** Start of Available data **

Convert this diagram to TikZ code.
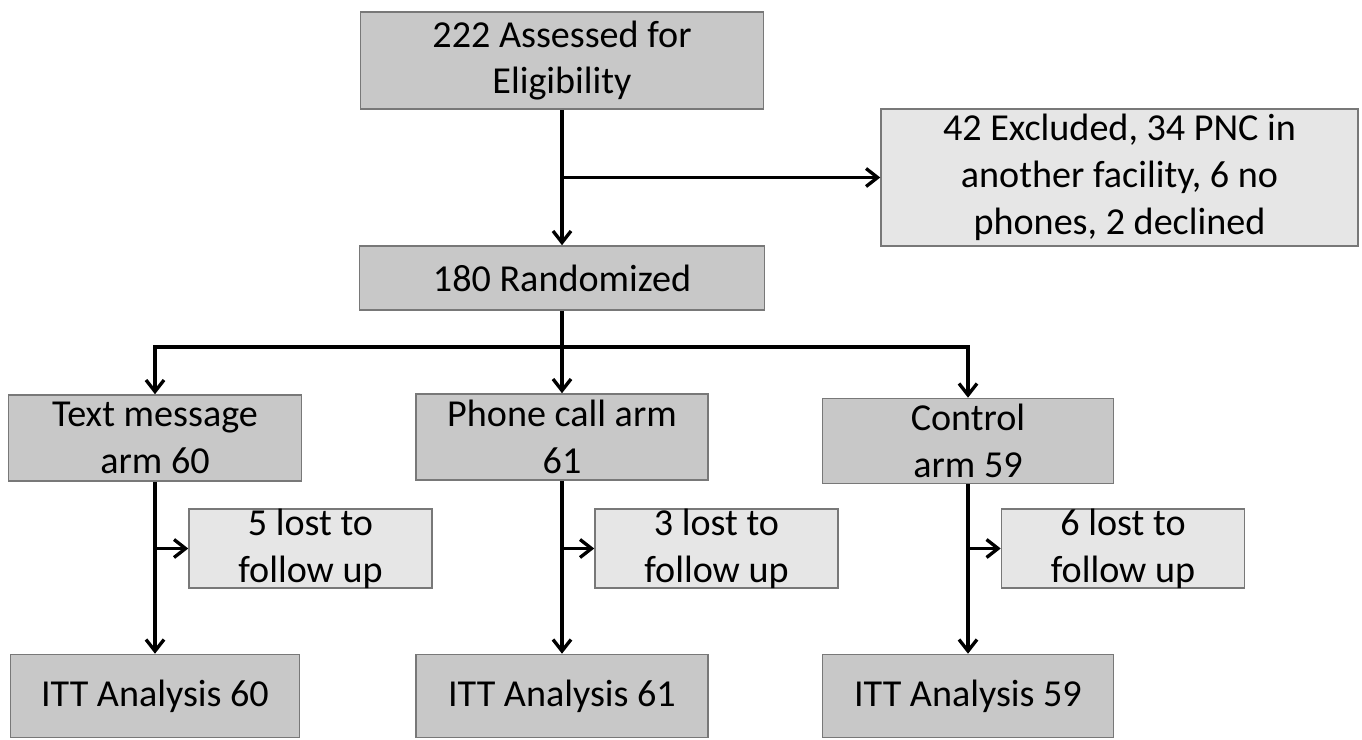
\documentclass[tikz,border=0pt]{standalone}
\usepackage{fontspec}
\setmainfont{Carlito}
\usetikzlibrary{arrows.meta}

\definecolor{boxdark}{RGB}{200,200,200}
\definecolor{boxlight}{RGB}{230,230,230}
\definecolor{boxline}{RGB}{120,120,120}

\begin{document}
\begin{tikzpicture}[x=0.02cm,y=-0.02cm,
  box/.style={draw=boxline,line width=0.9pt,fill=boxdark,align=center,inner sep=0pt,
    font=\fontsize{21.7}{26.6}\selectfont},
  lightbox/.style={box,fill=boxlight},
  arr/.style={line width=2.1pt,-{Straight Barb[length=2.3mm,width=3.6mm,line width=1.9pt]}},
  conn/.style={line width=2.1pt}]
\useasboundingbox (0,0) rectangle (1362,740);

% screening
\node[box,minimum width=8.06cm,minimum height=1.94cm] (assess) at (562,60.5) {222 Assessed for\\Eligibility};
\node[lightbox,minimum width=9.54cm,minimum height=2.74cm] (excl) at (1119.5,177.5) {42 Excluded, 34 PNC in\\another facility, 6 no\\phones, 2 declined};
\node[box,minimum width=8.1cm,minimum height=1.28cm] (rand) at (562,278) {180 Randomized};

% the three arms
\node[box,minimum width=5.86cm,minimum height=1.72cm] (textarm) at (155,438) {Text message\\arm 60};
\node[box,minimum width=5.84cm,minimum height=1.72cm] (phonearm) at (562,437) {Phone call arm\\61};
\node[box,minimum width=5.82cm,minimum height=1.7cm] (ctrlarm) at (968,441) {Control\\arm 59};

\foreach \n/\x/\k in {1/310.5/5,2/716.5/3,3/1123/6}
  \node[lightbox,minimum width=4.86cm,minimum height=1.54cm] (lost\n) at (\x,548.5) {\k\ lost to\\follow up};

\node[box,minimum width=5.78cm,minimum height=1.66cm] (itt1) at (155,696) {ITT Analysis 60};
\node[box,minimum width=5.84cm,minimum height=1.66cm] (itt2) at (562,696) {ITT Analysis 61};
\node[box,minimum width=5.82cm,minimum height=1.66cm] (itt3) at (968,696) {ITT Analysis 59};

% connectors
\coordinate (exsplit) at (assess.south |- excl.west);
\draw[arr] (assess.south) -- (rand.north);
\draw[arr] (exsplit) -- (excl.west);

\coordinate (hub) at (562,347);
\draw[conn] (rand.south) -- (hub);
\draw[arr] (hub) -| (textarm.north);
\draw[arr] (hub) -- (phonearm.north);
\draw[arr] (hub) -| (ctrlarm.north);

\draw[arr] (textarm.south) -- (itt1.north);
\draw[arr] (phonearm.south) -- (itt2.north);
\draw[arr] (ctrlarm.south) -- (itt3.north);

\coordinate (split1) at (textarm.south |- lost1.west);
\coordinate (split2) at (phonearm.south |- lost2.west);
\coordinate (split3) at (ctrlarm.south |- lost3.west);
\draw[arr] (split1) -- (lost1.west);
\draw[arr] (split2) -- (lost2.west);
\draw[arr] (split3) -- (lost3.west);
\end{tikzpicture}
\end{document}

** End of Available data **

#### Instructions for the task:
Skip the pictures, please, and transcribe only the lines from the beginning of the material through the one that contains "width=4.86cm,minimum height=1.54cm] (lost\n)".

#### Completed exercise:
Convert this diagram to TikZ code.
\documentclass[tikz,border=0pt]{standalone}
\usepackage{fontspec}
\setmainfont{Carlito}
\usetikzlibrary{arrows.meta}

\definecolor{boxdark}{RGB}{200,200,200}
\definecolor{boxlight}{RGB}{230,230,230}
\definecolor{boxline}{RGB}{120,120,120}

\begin{document}
\begin{tikzpicture}[x=0.02cm,y=-0.02cm,
  box/.style={draw=boxline,line width=0.9pt,fill=boxdark,align=center,inner sep=0pt,
    font=\fontsize{21.7}{26.6}\selectfont},
  lightbox/.style={box,fill=boxlight},
  arr/.style={line width=2.1pt,-{Straight Barb[length=2.3mm,width=3.6mm,line width=1.9pt]}},
  conn/.style={line width=2.1pt}]
\useasboundingbox (0,0) rectangle (1362,740);

% screening
\node[box,minimum width=8.06cm,minimum height=1.94cm] (assess) at (562,60.5) {222 Assessed for\\Eligibility};
\node[lightbox,minimum width=9.54cm,minimum height=2.74cm] (excl) at (1119.5,177.5) {42 Excluded, 34 PNC in\\another facility, 6 no\\phones, 2 declined};
\node[box,minimum width=8.1cm,minimum height=1.28cm] (rand) at (562,278) {180 Randomized};

% the three arms
\node[box,minimum width=5.86cm,minimum height=1.72cm] (textarm) at (155,438) {Text message\\arm 60};
\node[box,minimum width=5.84cm,minimum height=1.72cm] (phonearm) at (562,437) {Phone call arm\\61};
\node[box,minimum width=5.82cm,minimum height=1.7cm] (ctrlarm) at (968,441) {Control\\arm 59};

\foreach \n/\x/\k in {1/310.5/5,2/716.5/3,3/1123/6}
  \node[lightbox,minimum width=4.86cm,minimum height=1.54cm] (lost\n) at (\x,548.5) {\k\ lost to\\follow up};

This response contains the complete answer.